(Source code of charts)
* * *

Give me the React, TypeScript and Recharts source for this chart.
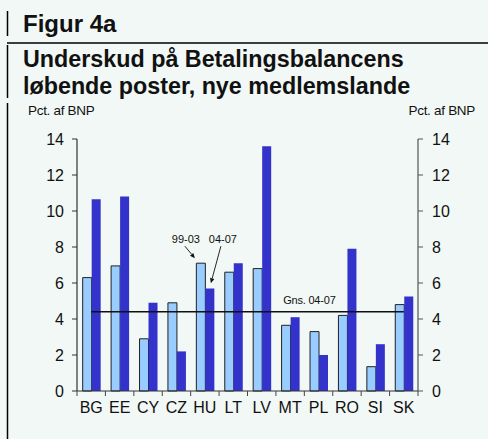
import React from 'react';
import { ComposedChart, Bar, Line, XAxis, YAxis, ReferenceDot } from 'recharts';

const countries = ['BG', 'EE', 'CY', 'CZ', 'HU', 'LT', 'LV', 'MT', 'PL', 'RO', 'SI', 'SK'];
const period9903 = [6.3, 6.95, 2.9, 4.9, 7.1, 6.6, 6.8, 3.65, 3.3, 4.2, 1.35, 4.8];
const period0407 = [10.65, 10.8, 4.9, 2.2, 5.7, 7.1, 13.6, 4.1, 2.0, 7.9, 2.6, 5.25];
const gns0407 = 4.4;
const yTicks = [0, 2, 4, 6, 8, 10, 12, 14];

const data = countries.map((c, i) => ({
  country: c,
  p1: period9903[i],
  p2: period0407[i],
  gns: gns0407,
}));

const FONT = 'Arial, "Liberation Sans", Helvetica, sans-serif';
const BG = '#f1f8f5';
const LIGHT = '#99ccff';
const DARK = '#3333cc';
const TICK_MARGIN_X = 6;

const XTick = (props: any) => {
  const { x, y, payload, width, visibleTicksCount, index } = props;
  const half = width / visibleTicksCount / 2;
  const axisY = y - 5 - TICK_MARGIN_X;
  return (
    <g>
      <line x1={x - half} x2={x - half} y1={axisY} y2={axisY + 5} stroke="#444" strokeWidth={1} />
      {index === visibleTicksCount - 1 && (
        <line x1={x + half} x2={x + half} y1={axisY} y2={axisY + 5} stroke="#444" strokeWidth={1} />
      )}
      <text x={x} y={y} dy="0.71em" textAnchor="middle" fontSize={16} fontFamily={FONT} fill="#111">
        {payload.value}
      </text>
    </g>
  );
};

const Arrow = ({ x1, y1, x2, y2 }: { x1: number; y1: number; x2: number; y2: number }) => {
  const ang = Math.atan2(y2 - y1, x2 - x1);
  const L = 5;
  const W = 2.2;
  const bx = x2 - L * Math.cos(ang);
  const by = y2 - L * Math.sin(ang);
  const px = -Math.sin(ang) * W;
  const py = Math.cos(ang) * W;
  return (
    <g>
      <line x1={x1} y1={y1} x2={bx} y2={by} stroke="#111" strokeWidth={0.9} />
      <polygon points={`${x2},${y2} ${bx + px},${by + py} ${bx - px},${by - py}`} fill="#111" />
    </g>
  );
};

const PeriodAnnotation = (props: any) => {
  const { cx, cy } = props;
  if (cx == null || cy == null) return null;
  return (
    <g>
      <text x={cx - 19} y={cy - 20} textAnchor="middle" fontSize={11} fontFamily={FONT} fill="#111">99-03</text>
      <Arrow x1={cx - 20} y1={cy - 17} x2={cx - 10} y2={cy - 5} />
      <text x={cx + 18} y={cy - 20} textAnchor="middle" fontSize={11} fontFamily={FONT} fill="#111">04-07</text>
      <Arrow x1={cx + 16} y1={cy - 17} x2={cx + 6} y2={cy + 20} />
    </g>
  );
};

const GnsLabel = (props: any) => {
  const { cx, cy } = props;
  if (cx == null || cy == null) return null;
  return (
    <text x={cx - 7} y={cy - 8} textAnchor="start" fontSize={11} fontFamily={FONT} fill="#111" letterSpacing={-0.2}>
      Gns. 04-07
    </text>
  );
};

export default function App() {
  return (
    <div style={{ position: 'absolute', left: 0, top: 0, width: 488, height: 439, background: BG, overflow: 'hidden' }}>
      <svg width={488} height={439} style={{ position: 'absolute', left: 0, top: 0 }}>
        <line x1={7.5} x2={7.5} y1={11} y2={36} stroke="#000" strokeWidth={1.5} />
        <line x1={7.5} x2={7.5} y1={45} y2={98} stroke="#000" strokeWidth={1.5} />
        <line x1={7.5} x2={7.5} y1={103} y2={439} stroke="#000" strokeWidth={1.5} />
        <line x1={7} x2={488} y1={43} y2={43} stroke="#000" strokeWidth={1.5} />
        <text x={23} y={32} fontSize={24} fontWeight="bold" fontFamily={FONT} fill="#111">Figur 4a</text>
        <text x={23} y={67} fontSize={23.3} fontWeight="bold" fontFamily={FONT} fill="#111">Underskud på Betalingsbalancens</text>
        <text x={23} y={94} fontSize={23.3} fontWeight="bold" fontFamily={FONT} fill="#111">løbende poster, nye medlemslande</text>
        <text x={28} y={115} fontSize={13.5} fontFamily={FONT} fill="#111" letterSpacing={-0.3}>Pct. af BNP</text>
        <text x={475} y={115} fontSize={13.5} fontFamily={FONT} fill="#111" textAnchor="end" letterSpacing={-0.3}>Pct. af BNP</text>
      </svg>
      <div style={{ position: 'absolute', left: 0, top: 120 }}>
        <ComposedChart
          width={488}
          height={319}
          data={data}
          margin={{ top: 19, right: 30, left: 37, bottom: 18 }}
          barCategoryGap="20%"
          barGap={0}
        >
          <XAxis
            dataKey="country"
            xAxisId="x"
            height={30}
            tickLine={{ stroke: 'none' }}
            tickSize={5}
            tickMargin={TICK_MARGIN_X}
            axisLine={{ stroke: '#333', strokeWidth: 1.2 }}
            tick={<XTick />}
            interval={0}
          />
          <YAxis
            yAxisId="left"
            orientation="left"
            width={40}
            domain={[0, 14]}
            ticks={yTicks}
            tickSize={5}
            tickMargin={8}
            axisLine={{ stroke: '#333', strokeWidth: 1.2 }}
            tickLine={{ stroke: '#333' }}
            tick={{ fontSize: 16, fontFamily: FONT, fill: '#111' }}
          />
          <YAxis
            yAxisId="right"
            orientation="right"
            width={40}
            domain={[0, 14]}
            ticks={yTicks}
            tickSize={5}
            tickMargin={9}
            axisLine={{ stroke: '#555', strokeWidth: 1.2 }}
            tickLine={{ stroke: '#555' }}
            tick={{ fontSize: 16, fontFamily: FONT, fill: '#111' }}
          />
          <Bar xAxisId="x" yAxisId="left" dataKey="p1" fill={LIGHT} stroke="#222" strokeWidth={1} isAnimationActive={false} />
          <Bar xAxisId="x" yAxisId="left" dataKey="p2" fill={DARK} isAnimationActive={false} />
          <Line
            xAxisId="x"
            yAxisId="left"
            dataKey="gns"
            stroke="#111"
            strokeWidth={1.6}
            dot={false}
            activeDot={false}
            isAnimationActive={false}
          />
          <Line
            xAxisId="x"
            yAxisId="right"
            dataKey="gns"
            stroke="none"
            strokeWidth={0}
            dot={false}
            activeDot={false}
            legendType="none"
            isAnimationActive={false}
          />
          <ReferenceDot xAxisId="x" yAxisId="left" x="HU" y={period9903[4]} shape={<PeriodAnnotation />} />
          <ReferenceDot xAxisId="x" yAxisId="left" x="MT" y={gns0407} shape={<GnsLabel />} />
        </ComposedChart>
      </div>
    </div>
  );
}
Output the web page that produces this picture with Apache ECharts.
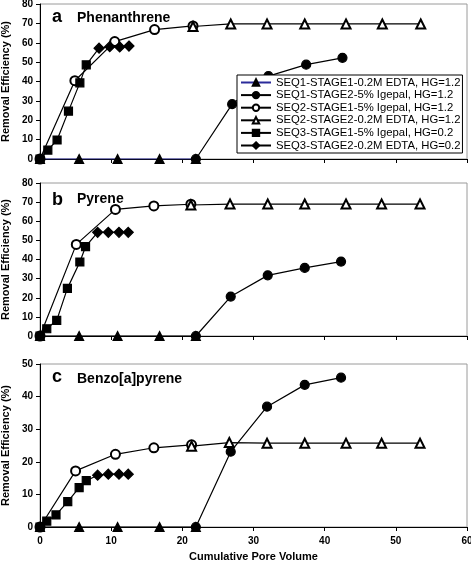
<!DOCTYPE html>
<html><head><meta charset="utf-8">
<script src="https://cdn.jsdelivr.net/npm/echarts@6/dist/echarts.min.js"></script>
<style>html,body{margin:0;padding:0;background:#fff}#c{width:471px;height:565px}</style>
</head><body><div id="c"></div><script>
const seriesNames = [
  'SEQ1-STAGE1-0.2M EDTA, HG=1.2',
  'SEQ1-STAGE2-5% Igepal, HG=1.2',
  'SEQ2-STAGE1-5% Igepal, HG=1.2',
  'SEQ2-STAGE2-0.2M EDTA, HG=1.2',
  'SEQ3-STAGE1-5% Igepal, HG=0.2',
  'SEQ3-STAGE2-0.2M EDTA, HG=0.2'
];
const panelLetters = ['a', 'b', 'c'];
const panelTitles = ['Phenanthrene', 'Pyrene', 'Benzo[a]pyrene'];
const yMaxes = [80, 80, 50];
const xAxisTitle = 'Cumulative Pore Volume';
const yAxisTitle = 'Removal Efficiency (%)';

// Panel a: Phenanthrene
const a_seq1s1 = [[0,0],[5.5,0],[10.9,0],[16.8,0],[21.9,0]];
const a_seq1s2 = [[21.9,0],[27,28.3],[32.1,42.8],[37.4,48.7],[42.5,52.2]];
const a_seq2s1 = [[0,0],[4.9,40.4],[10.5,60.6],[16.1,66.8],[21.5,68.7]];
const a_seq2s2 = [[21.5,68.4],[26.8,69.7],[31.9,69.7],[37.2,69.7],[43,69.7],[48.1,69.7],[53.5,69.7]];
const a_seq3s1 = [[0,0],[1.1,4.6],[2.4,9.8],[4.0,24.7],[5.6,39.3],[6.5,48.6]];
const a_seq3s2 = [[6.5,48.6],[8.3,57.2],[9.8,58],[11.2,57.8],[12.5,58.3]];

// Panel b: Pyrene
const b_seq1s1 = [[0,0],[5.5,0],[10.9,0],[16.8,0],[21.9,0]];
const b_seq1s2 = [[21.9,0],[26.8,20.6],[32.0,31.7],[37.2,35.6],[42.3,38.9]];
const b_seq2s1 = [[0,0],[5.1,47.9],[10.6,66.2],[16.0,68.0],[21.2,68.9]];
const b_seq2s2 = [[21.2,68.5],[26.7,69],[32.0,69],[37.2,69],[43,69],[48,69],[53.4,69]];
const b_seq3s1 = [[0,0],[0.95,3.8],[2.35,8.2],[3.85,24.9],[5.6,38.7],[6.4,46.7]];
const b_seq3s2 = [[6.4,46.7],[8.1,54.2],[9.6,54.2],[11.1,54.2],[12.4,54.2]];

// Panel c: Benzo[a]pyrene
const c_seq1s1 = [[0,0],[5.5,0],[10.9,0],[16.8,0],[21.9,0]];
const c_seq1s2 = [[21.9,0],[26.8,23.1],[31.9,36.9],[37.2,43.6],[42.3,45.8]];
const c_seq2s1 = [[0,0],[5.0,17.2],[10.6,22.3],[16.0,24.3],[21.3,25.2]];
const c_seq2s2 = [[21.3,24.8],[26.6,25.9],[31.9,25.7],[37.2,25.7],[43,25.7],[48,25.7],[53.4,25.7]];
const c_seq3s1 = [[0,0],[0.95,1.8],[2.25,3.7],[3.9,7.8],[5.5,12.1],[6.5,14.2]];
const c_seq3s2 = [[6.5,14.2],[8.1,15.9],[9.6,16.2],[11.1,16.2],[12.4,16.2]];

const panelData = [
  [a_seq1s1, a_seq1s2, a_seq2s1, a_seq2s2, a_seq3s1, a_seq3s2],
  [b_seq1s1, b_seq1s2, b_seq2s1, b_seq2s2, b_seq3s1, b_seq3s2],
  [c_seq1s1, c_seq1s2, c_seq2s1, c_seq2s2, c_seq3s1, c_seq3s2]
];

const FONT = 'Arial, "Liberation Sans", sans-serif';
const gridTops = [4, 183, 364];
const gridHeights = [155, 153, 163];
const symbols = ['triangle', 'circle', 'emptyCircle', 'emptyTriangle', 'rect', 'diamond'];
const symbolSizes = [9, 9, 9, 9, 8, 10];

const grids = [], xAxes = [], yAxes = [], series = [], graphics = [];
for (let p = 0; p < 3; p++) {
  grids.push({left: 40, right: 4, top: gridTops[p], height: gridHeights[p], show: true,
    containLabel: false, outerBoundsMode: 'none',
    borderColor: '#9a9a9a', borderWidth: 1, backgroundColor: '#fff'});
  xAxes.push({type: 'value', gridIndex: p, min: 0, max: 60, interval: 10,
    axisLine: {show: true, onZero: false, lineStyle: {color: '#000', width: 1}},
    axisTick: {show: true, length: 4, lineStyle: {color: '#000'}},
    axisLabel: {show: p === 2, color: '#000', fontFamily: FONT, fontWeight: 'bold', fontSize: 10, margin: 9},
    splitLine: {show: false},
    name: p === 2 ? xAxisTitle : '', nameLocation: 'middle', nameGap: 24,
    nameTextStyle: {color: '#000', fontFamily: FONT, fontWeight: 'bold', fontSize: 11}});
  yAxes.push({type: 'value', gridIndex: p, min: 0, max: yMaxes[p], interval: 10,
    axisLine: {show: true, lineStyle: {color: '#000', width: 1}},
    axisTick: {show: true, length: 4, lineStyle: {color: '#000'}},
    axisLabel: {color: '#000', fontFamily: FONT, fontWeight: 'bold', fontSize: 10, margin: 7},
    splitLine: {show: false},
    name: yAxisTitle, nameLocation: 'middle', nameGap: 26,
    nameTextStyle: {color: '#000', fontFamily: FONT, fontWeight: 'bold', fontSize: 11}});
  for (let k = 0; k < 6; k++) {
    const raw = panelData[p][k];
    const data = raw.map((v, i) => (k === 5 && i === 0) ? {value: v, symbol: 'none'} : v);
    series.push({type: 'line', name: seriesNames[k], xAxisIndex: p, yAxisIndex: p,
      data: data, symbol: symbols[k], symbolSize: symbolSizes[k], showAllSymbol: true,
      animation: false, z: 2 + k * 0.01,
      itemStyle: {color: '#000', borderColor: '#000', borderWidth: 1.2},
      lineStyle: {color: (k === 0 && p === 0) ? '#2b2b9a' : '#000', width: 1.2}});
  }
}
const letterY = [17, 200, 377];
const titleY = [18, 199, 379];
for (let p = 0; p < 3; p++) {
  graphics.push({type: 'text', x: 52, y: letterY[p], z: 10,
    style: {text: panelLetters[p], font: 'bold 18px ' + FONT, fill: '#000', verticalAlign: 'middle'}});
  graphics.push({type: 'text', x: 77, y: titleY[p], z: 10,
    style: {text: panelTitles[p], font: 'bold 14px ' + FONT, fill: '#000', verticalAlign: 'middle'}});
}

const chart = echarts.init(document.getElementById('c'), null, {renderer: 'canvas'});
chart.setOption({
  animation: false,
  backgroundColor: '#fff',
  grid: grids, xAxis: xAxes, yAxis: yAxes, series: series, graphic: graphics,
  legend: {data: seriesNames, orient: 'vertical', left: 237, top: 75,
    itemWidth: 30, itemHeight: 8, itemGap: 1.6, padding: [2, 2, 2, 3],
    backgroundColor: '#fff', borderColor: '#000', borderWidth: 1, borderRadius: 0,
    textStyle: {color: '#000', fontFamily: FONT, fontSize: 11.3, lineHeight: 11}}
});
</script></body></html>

* * *

OBJECTIVE =
Only lines belong in the copy: transcribe those from the start of the data through the line that contains "const TICK_MARGIN_X = 6;", and skip the pictures.

EXPECTED ANSWER =
Give me the React, TypeScript and Recharts source for this chart.
import React from 'react';
import { ComposedChart, Bar, Line, XAxis, YAxis, ReferenceDot } from 'recharts';

const countries = ['BG', 'EE', 'CY', 'CZ', 'HU', 'LT', 'LV', 'MT', 'PL', 'RO', 'SI', 'SK'];
const period9903 = [6.3, 6.95, 2.9, 4.9, 7.1, 6.6, 6.8, 3.65, 3.3, 4.2, 1.35, 4.8];
const period0407 = [10.65, 10.8, 4.9, 2.2, 5.7, 7.1, 13.6, 4.1, 2.0, 7.9, 2.6, 5.25];
const gns0407 = 4.4;
const yTicks = [0, 2, 4, 6, 8, 10, 12, 14];

const data = countries.map((c, i) => ({
  country: c,
  p1: period9903[i],
  p2: period0407[i],
  gns: gns0407,
}));

const FONT = 'Arial, "Liberation Sans", Helvetica, sans-serif';
const BG = '#f1f8f5';
const LIGHT = '#99ccff';
const DARK = '#3333cc';
const TICK_MARGIN_X = 6;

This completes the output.